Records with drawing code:
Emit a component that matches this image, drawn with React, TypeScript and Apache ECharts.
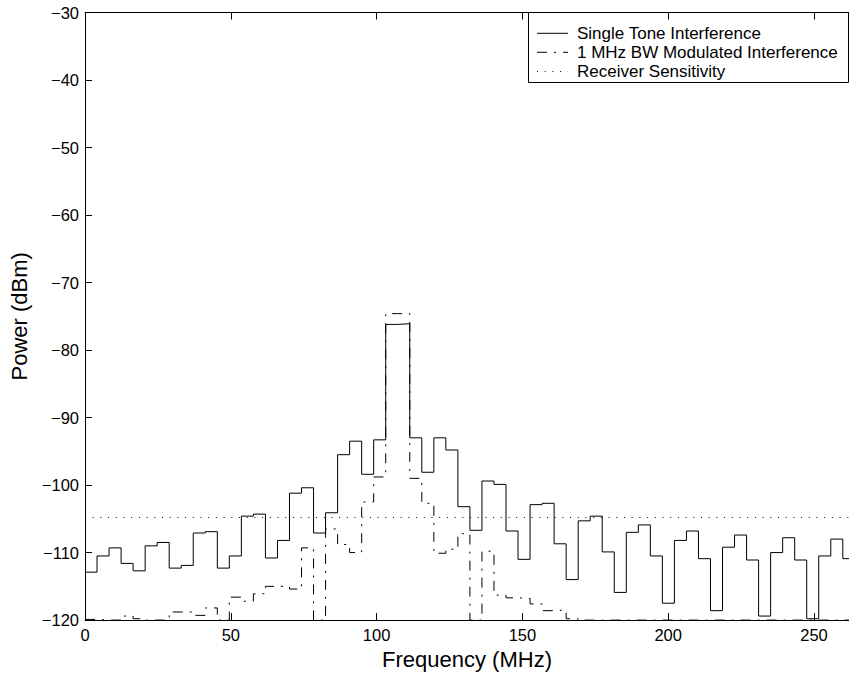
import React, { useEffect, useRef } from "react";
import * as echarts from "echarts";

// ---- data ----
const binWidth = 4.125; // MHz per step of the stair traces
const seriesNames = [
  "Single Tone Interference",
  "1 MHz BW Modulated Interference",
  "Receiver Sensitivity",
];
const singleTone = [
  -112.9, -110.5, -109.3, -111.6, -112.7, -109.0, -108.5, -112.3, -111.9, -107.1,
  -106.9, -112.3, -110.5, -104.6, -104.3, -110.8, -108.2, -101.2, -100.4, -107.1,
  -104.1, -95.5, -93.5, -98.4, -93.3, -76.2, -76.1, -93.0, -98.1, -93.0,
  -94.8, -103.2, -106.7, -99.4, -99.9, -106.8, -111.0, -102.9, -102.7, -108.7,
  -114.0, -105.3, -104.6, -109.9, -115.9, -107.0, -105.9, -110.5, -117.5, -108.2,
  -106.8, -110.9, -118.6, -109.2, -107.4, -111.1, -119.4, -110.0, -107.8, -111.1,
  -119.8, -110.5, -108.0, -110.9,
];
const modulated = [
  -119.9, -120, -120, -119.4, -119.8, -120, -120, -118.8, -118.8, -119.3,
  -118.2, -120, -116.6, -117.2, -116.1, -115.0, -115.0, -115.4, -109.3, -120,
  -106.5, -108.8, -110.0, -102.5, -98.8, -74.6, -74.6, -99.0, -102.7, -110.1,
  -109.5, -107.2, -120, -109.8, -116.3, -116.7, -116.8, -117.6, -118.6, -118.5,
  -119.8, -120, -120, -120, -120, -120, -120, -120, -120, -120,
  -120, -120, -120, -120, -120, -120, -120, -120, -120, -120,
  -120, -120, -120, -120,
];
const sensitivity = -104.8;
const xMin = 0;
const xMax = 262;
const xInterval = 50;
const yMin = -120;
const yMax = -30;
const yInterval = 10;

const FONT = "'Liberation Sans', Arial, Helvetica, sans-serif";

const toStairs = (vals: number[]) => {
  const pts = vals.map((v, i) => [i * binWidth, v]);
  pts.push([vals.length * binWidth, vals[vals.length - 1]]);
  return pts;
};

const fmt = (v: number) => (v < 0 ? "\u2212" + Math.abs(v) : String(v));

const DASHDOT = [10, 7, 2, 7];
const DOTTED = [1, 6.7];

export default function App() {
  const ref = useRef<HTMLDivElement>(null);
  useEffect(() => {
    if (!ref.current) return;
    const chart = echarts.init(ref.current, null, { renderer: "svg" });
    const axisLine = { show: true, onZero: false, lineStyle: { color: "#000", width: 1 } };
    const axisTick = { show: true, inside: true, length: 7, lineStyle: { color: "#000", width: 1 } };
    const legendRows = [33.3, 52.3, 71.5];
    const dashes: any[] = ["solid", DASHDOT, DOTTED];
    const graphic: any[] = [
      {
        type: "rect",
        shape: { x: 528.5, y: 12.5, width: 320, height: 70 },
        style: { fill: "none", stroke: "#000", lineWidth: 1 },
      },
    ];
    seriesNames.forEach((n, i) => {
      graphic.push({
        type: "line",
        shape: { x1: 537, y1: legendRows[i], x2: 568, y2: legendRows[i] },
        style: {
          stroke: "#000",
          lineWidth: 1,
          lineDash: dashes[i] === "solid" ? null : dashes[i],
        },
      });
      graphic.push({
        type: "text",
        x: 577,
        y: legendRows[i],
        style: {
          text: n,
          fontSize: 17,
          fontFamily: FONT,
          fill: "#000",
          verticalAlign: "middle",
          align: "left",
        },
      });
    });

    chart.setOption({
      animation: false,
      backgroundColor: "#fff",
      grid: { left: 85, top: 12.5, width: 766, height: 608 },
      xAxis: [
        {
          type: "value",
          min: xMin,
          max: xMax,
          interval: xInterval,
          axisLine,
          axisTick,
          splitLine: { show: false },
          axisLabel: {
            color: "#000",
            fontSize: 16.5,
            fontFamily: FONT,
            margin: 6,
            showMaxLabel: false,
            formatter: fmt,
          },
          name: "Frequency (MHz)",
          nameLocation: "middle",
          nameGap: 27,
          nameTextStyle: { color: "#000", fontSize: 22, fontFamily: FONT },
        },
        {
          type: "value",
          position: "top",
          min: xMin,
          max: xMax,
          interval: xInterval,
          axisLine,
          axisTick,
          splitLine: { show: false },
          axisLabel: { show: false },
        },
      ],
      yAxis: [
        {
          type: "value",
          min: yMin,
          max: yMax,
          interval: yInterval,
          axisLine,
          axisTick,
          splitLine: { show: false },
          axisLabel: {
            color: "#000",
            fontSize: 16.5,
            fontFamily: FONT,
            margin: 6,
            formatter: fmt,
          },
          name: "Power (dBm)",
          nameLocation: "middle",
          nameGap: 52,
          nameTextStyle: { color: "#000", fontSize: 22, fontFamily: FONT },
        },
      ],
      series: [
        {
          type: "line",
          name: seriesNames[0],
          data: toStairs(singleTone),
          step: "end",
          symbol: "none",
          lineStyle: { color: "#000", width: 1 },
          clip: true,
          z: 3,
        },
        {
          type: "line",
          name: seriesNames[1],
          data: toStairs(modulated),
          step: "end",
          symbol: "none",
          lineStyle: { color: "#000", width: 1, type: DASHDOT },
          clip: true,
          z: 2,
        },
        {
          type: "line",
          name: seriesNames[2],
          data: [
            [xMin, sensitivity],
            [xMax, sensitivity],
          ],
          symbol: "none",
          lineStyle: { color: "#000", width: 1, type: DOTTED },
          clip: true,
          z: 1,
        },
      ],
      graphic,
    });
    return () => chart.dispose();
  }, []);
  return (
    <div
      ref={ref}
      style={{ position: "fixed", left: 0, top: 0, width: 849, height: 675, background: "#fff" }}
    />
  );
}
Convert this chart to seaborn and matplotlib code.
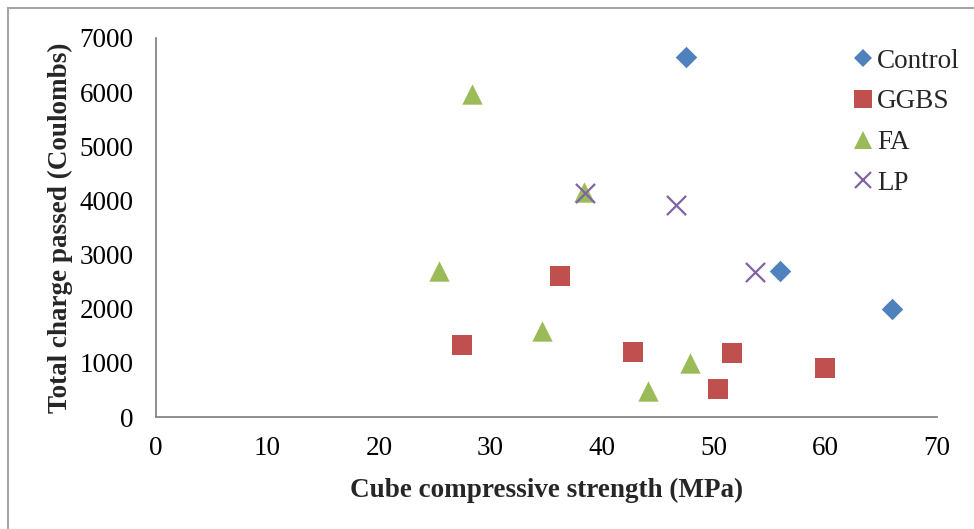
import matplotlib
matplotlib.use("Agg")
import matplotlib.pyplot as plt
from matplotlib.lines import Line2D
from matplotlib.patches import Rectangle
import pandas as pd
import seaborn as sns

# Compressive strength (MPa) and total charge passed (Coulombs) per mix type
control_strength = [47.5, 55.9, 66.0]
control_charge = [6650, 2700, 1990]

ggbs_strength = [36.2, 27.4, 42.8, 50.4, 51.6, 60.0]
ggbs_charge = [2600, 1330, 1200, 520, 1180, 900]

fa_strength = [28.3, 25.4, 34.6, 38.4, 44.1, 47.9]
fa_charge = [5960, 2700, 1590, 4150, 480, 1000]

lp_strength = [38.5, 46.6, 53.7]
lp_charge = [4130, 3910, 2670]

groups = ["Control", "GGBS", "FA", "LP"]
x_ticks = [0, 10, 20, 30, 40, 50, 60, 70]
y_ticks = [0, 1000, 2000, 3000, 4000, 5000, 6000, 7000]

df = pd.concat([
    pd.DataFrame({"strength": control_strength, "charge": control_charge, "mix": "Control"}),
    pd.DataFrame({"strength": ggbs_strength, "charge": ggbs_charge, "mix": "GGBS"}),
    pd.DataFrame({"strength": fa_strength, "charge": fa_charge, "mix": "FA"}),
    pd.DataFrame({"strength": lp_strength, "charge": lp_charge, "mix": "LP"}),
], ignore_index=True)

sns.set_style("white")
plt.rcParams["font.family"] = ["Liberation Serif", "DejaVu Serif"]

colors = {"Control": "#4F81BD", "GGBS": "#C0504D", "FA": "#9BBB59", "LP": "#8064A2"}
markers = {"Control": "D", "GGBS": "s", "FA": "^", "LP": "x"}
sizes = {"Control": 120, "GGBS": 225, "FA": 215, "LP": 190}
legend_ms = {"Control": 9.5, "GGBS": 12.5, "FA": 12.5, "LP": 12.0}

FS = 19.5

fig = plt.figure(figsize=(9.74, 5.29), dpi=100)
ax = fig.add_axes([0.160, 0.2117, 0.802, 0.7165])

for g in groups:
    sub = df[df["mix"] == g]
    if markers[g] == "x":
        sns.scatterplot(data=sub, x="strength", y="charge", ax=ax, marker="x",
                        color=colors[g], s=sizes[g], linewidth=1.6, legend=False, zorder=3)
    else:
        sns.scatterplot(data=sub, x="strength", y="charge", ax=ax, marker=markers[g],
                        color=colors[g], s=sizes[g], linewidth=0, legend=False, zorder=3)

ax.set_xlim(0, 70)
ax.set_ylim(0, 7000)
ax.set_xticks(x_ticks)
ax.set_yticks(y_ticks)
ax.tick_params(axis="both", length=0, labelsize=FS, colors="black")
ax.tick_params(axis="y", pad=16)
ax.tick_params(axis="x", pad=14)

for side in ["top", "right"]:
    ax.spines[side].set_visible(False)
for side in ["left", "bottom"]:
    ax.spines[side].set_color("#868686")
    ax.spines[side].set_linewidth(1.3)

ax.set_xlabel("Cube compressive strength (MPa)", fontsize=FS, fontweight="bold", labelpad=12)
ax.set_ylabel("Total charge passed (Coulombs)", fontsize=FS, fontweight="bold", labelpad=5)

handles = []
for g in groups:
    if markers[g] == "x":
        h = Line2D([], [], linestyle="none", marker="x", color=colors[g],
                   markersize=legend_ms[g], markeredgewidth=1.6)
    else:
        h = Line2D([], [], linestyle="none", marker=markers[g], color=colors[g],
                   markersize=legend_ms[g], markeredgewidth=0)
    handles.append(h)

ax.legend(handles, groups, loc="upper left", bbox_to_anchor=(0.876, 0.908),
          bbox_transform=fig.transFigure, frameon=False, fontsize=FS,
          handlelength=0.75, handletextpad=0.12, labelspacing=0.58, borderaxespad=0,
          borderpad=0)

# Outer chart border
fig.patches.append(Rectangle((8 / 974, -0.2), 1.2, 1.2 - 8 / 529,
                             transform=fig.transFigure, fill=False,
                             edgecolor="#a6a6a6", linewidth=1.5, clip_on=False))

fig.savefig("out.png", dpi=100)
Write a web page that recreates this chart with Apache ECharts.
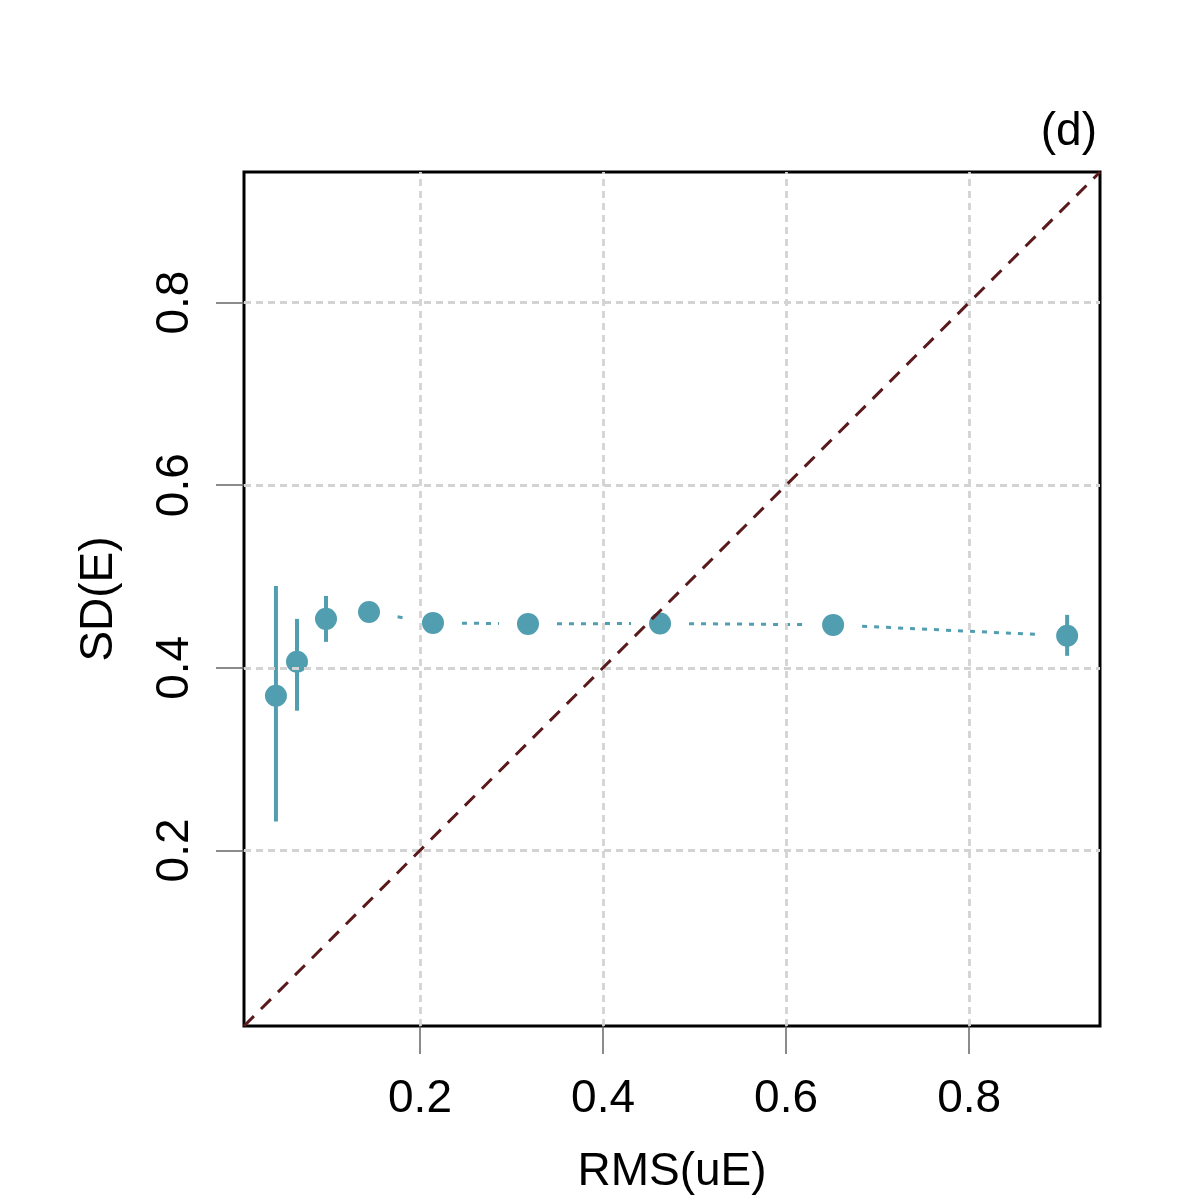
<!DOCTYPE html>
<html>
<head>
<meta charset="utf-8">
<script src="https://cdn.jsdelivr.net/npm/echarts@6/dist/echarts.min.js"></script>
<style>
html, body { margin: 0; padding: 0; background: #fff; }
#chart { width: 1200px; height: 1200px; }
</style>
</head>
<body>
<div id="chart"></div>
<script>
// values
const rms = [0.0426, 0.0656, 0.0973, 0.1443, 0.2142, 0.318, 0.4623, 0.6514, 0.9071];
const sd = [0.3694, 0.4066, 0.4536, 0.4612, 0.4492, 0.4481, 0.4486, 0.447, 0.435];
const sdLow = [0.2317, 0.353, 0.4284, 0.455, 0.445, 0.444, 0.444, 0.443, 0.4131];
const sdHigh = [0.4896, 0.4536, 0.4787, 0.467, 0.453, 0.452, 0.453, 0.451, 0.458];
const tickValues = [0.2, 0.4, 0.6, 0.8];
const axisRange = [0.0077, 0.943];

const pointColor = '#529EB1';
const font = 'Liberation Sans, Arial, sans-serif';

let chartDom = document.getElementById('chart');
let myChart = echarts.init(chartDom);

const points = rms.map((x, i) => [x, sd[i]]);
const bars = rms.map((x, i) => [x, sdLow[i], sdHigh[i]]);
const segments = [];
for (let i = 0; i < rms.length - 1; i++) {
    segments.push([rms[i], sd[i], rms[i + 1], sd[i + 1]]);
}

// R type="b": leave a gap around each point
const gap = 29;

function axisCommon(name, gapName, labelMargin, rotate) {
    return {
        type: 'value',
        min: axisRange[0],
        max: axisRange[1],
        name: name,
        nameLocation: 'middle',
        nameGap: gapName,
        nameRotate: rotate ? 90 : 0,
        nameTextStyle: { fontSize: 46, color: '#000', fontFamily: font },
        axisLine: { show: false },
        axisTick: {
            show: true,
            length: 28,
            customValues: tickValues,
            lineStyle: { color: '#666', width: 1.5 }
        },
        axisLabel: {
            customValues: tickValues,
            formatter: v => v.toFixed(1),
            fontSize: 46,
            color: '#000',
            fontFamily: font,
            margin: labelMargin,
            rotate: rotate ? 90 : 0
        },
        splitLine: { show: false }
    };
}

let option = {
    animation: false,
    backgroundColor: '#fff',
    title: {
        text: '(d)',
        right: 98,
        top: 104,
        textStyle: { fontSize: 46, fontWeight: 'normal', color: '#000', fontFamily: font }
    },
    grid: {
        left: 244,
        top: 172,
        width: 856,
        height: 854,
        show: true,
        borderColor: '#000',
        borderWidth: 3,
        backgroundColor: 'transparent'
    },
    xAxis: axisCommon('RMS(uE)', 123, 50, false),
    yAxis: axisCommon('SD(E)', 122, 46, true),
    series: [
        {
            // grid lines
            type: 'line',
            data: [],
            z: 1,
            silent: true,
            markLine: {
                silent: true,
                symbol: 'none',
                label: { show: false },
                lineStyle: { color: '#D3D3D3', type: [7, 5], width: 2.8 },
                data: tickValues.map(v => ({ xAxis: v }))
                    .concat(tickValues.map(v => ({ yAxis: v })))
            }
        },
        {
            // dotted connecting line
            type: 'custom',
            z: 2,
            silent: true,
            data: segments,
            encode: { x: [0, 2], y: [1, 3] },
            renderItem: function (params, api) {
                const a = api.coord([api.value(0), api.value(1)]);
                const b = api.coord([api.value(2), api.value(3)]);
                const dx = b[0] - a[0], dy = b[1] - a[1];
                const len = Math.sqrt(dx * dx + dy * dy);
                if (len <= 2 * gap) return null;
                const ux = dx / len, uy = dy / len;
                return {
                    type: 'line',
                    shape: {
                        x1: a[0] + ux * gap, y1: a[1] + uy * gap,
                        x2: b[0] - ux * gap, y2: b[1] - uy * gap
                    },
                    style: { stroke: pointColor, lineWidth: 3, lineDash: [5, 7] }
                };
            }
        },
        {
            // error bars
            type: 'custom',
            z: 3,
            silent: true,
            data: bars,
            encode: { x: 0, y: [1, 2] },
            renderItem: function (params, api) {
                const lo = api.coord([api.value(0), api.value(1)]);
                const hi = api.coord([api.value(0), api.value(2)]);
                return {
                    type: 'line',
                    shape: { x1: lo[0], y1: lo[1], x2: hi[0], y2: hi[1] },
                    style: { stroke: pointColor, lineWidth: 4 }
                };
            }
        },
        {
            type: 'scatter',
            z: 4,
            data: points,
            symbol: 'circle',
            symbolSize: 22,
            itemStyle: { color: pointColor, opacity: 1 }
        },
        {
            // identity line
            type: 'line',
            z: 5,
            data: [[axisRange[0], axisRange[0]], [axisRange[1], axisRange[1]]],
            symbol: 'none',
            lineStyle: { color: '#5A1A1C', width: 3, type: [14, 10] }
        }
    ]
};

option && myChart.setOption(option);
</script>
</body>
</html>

_GIVEN EXERCISE_
Restate word for word only the lines from where the entries begin through the one with "import * as"; omit the pictures.

_COMPLETE OUTPUT_
Emit a component that matches this image, drawn with React, TypeScript and Apache ECharts.
import React, { useEffect, useRef } from "react";
import * as echarts from "echarts";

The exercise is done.